[Your objective]: Skip the pictures and quote all of the lines exactly.

#####

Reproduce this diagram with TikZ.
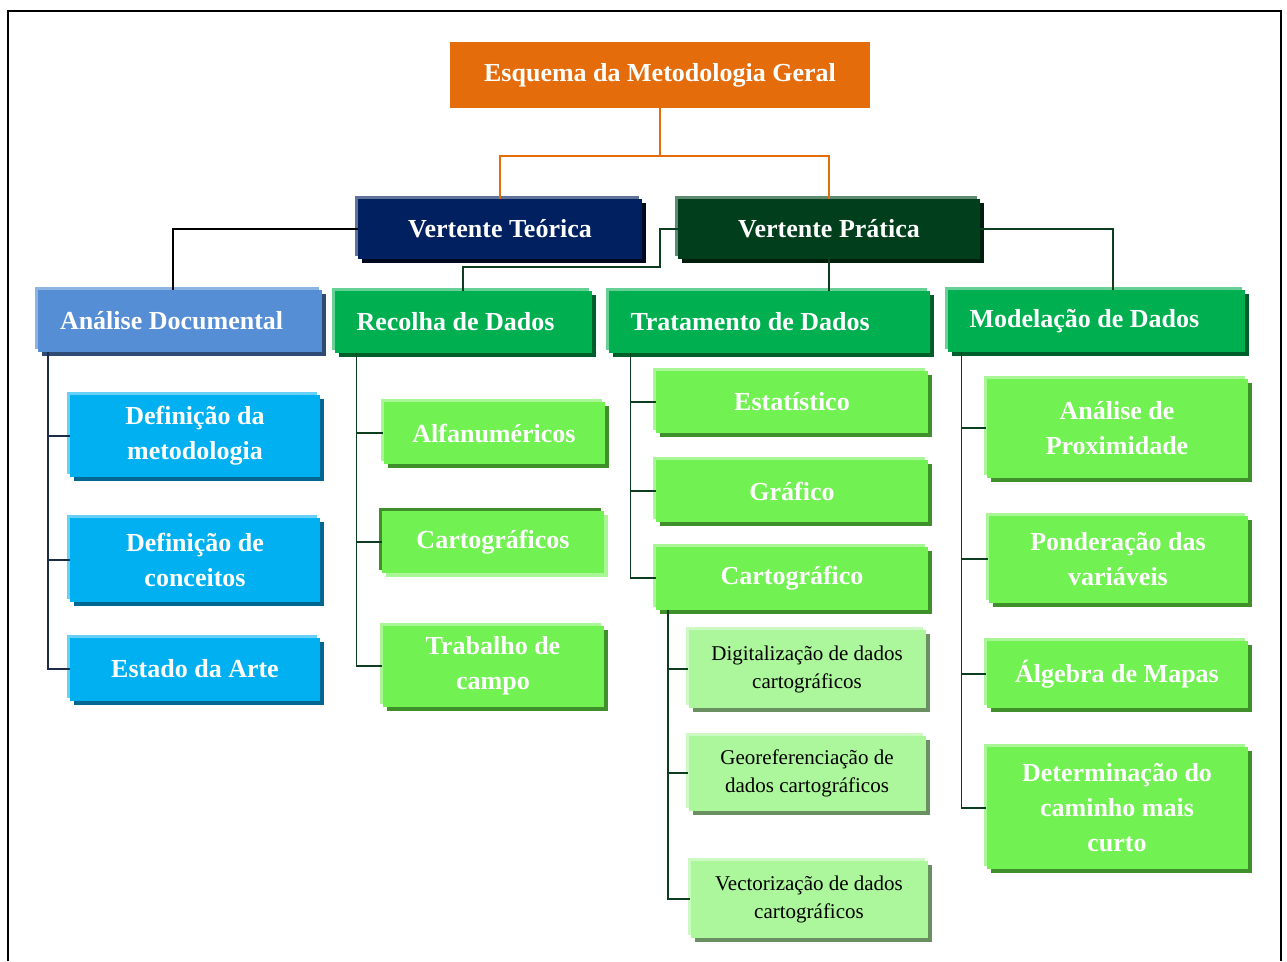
\documentclass[tikz,border=0pt]{standalone}
\usepackage{fontspec}
\setmainfont{Liberation Serif}
\usetikzlibrary{shadows}

\definecolor{orangebox}{HTML}{E46C0A}
\definecolor{navybox}{HTML}{002060}
\definecolor{navylight}{HTML}{5F7399}
\definecolor{navydark}{HTML}{000A1E}
\definecolor{forestbox}{HTML}{003E1C}
\definecolor{forestlight}{HTML}{5E8A70}
\definecolor{forestdark}{HTML}{001E0C}
\definecolor{bluebox}{HTML}{558ED5}
\definecolor{bluelight}{HTML}{8DB3E2}
\definecolor{bluedark}{HTML}{2E4B74}
\definecolor{greenbox}{HTML}{00B050}
\definecolor{greenlight}{HTML}{66D096}
\definecolor{greendark}{HTML}{005E2A}
\definecolor{cyanbox}{HTML}{00B0F0}
\definecolor{cyanlight}{HTML}{66D0F6}
\definecolor{cyandark}{HTML}{006890}
\definecolor{limebox}{HTML}{72F152}
\definecolor{limelight}{HTML}{A8F695}
\definecolor{limedark}{HTML}{3F8F2A}
\definecolor{palebox}{HTML}{ACF69B}
\definecolor{palelight}{HTML}{CDF9C2}
\definecolor{paledark}{HTML}{6A8F60}
\definecolor{navyline}{HTML}{1C2B48}
\definecolor{forestline}{HTML}{0B3D1E}

\newcommand{\boxfont}{\bfseries\fontsize{26}{35}\selectfont}
\newcommand{\subboxfont}{\fontsize{21}{28}\selectfont}

\tikzset{
	bevel/.style n args={3}{fill=#1,
		general shadow={fill=#3, shadow xshift=4pt, shadow yshift=-4pt},
		general shadow={fill=#2, shadow xshift=-3pt, shadow yshift=3pt}},
	box/.style={inner sep=0pt, text=white, font=\boxfont, align=center},
	headbox/.style={box, align=flush left, inner xsep=22pt},
	subbox/.style={inner sep=0pt, text=black, font=\subboxfont, align=center,
		bevel={palebox}{palelight}{paledark}},
	link/.style={line width=1.6pt, forestline},
}

\begin{document}
\begin{tikzpicture}[x=1pt,y=-1pt]
	\useasboundingbox (0,0) rectangle (1287,961);
	\draw[line width=1.6pt] (8,961) -- (8,11) -- (1281,11) -- (1281,961);

	\node[box, fill=orangebox, minimum width=420, minimum height=66] (top) at (660,75) {Esquema da Metodologia Geral};
	\node[box, bevel={navybox}{navylight}{navydark}, minimum width=284, minimum height=60] (teo) at (500,229) {Vertente Teórica};
	\node[box, bevel={forestbox}{forestlight}{forestdark}, minimum width=302, minimum height=60] (pra) at (829,229) {Vertente Prática};

	\node[headbox, bevel={bluebox}{bluelight}{bluedark}, text width=240, minimum height=62] (ana) at (180,321) {Análise Documental};
	\node[headbox, bevel={greenbox}{greenlight}{greendark}, text width=213, minimum height=62] (rec) at (463,322) {Recolha de Dados};
	\node[headbox, bevel={greenbox}{greenlight}{greendark}, text width=277, minimum height=62] (tra) at (769,322) {Tratamento de Dados};
	\node[headbox, bevel={greenbox}{greenlight}{greendark}, text width=253, minimum height=62] (mod) at (1096,321) {Modelação de Dados};

	\node[box, bevel={cyanbox}{cyanlight}{cyandark}, minimum width=250, minimum height=82] (metod) at (195,436) {Definição da\\metodologia};
	\node[box, bevel={cyanbox}{cyanlight}{cyandark}, minimum width=250, minimum height=84] (conc) at (195,560) {Definição de\\conceitos};
	\node[box, bevel={cyanbox}{cyanlight}{cyandark}, minimum width=250, minimum height=63] (arte) at (195,669) {Estado da Arte};

	\node[box, bevel={limebox}{limelight}{limedark}, minimum width=221, minimum height=62] (alfa) at (494,433) {Alfanuméricos};
	\node[box, bevel={limebox}{limedark}{limelight}, minimum width=222, minimum height=62] (cartos) at (493,542) {Cartográficos};
	\node[box, bevel={limebox}{limelight}{limedark}, minimum width=221, minimum height=81] (campo) at (493,666) {Trabalho de\\campo};

	\node[box, bevel={limebox}{limelight}{limedark}, minimum width=272, minimum height=62] (estat) at (792,402) {Estatístico};
	\node[box, bevel={limebox}{limelight}{limedark}, minimum width=272, minimum height=62] (graf) at (792,491) {Gráfico};
	\node[box, bevel={limebox}{limelight}{limedark}, minimum width=272, minimum height=63] (carto) at (792,578) {Cartográfico};

	\node[subbox, minimum width=237, minimum height=78] (digit) at (807,669) {Digitalização de dados\\cartográficos};
	\node[subbox, minimum width=237, minimum height=75] (geor) at (807,773) {Georeferenciação de\\dados cartográficos};
	\node[subbox, minimum width=237, minimum height=77] (vect) at (809,899) {Vectorização de dados\\cartográficos};

	\node[box, bevel={limebox}{limelight}{limedark}, minimum width=261, minimum height=99] (prox) at (1117,428) {Análise de\\Proximidade};
	\node[box, bevel={limebox}{limelight}{limedark}, minimum width=259, minimum height=87] (pond) at (1118,559) {Ponderação das\\variáveis};
	\node[box, bevel={limebox}{limelight}{limedark}, minimum width=261, minimum height=67] (alg) at (1117,674) {Álgebra de Mapas};
	\node[box, bevel={limebox}{limelight}{limedark}, minimum width=261, minimum height=122] (cam) at (1117,808) {Determinação do\\caminho mais\\curto};

	\draw[line width=1.6pt, orangebox] (top.south) -- ++(0,48) -| (teo.north);
	\draw[line width=1.6pt, orangebox] (top.south) -- ++(0,48) -| (pra.north);
	\draw[line width=1.6pt] (teo.west) -| ([xshift=-7pt]ana.north);
	\draw[link] (pra.west) -- ++(-18,0) -- ++(0,38) -| (rec.north);
	\draw[link] (pra.south) -- (pra.south |- tra.north);
	\draw[link] (pra.east) -| ([xshift=17pt]mod.north);

	\draw[line width=1.6pt, navyline] ([xshift=10pt]ana.south west) |- (metod.west);
	\draw[line width=1.6pt, navyline] ([xshift=10pt]ana.south west) |- (conc.west);
	\draw[line width=1.6pt, navyline] ([xshift=10pt]ana.south west) |- (arte.west);

	\draw[link] ([xshift=22pt]rec.south west) |- (alfa.west);
	\draw[link] ([xshift=22pt]rec.south west) |- (cartos.west);
	\draw[link] ([xshift=22pt]rec.south west) |- (campo.west);

	\draw[link] ([xshift=22pt]tra.south west) |- (estat.west);
	\draw[link] ([xshift=22pt]tra.south west) |- (graf.west);
	\draw[link] ([xshift=22pt]tra.south west) |- (carto.west);

	\draw[link] ([xshift=12pt]carto.south west) |- (digit.west);
	\draw[link] ([xshift=12pt]carto.south west) |- (geor.west);
	\draw[link] ([xshift=12pt]carto.south west) |- (vect.west);

	\draw[link] ([xshift=14pt]mod.south west) |- (prox.west);
	\draw[link] ([xshift=14pt]mod.south west) |- (pond.west);
	\draw[link] ([xshift=14pt]mod.south west) |- (alg.west);
	\draw[link] ([xshift=14pt]mod.south west) |- (cam.west);
\end{tikzpicture}
\end{document}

#####

[Full response]:
Reproduce this diagram with TikZ.
\documentclass[tikz,border=0pt]{standalone}
\usepackage{fontspec}
\setmainfont{Liberation Serif}
\usetikzlibrary{shadows}

\definecolor{orangebox}{HTML}{E46C0A}
\definecolor{navybox}{HTML}{002060}
\definecolor{navylight}{HTML}{5F7399}
\definecolor{navydark}{HTML}{000A1E}
\definecolor{forestbox}{HTML}{003E1C}
\definecolor{forestlight}{HTML}{5E8A70}
\definecolor{forestdark}{HTML}{001E0C}
\definecolor{bluebox}{HTML}{558ED5}
\definecolor{bluelight}{HTML}{8DB3E2}
\definecolor{bluedark}{HTML}{2E4B74}
\definecolor{greenbox}{HTML}{00B050}
\definecolor{greenlight}{HTML}{66D096}
\definecolor{greendark}{HTML}{005E2A}
\definecolor{cyanbox}{HTML}{00B0F0}
\definecolor{cyanlight}{HTML}{66D0F6}
\definecolor{cyandark}{HTML}{006890}
\definecolor{limebox}{HTML}{72F152}
\definecolor{limelight}{HTML}{A8F695}
\definecolor{limedark}{HTML}{3F8F2A}
\definecolor{palebox}{HTML}{ACF69B}
\definecolor{palelight}{HTML}{CDF9C2}
\definecolor{paledark}{HTML}{6A8F60}
\definecolor{navyline}{HTML}{1C2B48}
\definecolor{forestline}{HTML}{0B3D1E}

\newcommand{\boxfont}{\bfseries\fontsize{26}{35}\selectfont}
\newcommand{\subboxfont}{\fontsize{21}{28}\selectfont}

\tikzset{
	bevel/.style n args={3}{fill=#1,
		general shadow={fill=#3, shadow xshift=4pt, shadow yshift=-4pt},
		general shadow={fill=#2, shadow xshift=-3pt, shadow yshift=3pt}},
	box/.style={inner sep=0pt, text=white, font=\boxfont, align=center},
	headbox/.style={box, align=flush left, inner xsep=22pt},
	subbox/.style={inner sep=0pt, text=black, font=\subboxfont, align=center,
		bevel={palebox}{palelight}{paledark}},
	link/.style={line width=1.6pt, forestline},
}

\begin{document}
\begin{tikzpicture}[x=1pt,y=-1pt]
	\useasboundingbox (0,0) rectangle (1287,961);
	\draw[line width=1.6pt] (8,961) -- (8,11) -- (1281,11) -- (1281,961);

	\node[box, fill=orangebox, minimum width=420, minimum height=66] (top) at (660,75) {Esquema da Metodologia Geral};
	\node[box, bevel={navybox}{navylight}{navydark}, minimum width=284, minimum height=60] (teo) at (500,229) {Vertente Teórica};
	\node[box, bevel={forestbox}{forestlight}{forestdark}, minimum width=302, minimum height=60] (pra) at (829,229) {Vertente Prática};

	\node[headbox, bevel={bluebox}{bluelight}{bluedark}, text width=240, minimum height=62] (ana) at (180,321) {Análise Documental};
	\node[headbox, bevel={greenbox}{greenlight}{greendark}, text width=213, minimum height=62] (rec) at (463,322) {Recolha de Dados};
	\node[headbox, bevel={greenbox}{greenlight}{greendark}, text width=277, minimum height=62] (tra) at (769,322) {Tratamento de Dados};
	\node[headbox, bevel={greenbox}{greenlight}{greendark}, text width=253, minimum height=62] (mod) at (1096,321) {Modelação de Dados};

	\node[box, bevel={cyanbox}{cyanlight}{cyandark}, minimum width=250, minimum height=82] (metod) at (195,436) {Definição da\\metodologia};
	\node[box, bevel={cyanbox}{cyanlight}{cyandark}, minimum width=250, minimum height=84] (conc) at (195,560) {Definição de\\conceitos};
	\node[box, bevel={cyanbox}{cyanlight}{cyandark}, minimum width=250, minimum height=63] (arte) at (195,669) {Estado da Arte};

	\node[box, bevel={limebox}{limelight}{limedark}, minimum width=221, minimum height=62] (alfa) at (494,433) {Alfanuméricos};
	\node[box, bevel={limebox}{limedark}{limelight}, minimum width=222, minimum height=62] (cartos) at (493,542) {Cartográficos};
	\node[box, bevel={limebox}{limelight}{limedark}, minimum width=221, minimum height=81] (campo) at (493,666) {Trabalho de\\campo};

	\node[box, bevel={limebox}{limelight}{limedark}, minimum width=272, minimum height=62] (estat) at (792,402) {Estatístico};
	\node[box, bevel={limebox}{limelight}{limedark}, minimum width=272, minimum height=62] (graf) at (792,491) {Gráfico};
	\node[box, bevel={limebox}{limelight}{limedark}, minimum width=272, minimum height=63] (carto) at (792,578) {Cartográfico};

	\node[subbox, minimum width=237, minimum height=78] (digit) at (807,669) {Digitalização de dados\\cartográficos};
	\node[subbox, minimum width=237, minimum height=75] (geor) at (807,773) {Georeferenciação de\\dados cartográficos};
	\node[subbox, minimum width=237, minimum height=77] (vect) at (809,899) {Vectorização de dados\\cartográficos};

	\node[box, bevel={limebox}{limelight}{limedark}, minimum width=261, minimum height=99] (prox) at (1117,428) {Análise de\\Proximidade};
	\node[box, bevel={limebox}{limelight}{limedark}, minimum width=259, minimum height=87] (pond) at (1118,559) {Ponderação das\\variáveis};
	\node[box, bevel={limebox}{limelight}{limedark}, minimum width=261, minimum height=67] (alg) at (1117,674) {Álgebra de Mapas};
	\node[box, bevel={limebox}{limelight}{limedark}, minimum width=261, minimum height=122] (cam) at (1117,808) {Determinação do\\caminho mais\\curto};

	\draw[line width=1.6pt, orangebox] (top.south) -- ++(0,48) -| (teo.north);
	\draw[line width=1.6pt, orangebox] (top.south) -- ++(0,48) -| (pra.north);
	\draw[line width=1.6pt] (teo.west) -| ([xshift=-7pt]ana.north);
	\draw[link] (pra.west) -- ++(-18,0) -- ++(0,38) -| (rec.north);
	\draw[link] (pra.south) -- (pra.south |- tra.north);
	\draw[link] (pra.east) -| ([xshift=17pt]mod.north);

	\draw[line width=1.6pt, navyline] ([xshift=10pt]ana.south west) |- (metod.west);
	\draw[line width=1.6pt, navyline] ([xshift=10pt]ana.south west) |- (conc.west);
	\draw[line width=1.6pt, navyline] ([xshift=10pt]ana.south west) |- (arte.west);

	\draw[link] ([xshift=22pt]rec.south west) |- (alfa.west);
	\draw[link] ([xshift=22pt]rec.south west) |- (cartos.west);
	\draw[link] ([xshift=22pt]rec.south west) |- (campo.west);

	\draw[link] ([xshift=22pt]tra.south west) |- (estat.west);
	\draw[link] ([xshift=22pt]tra.south west) |- (graf.west);
	\draw[link] ([xshift=22pt]tra.south west) |- (carto.west);

	\draw[link] ([xshift=12pt]carto.south west) |- (digit.west);
	\draw[link] ([xshift=12pt]carto.south west) |- (geor.west);
	\draw[link] ([xshift=12pt]carto.south west) |- (vect.west);

	\draw[link] ([xshift=14pt]mod.south west) |- (prox.west);
	\draw[link] ([xshift=14pt]mod.south west) |- (pond.west);
	\draw[link] ([xshift=14pt]mod.south west) |- (alg.west);
	\draw[link] ([xshift=14pt]mod.south west) |- (cam.west);
\end{tikzpicture}
\end{document}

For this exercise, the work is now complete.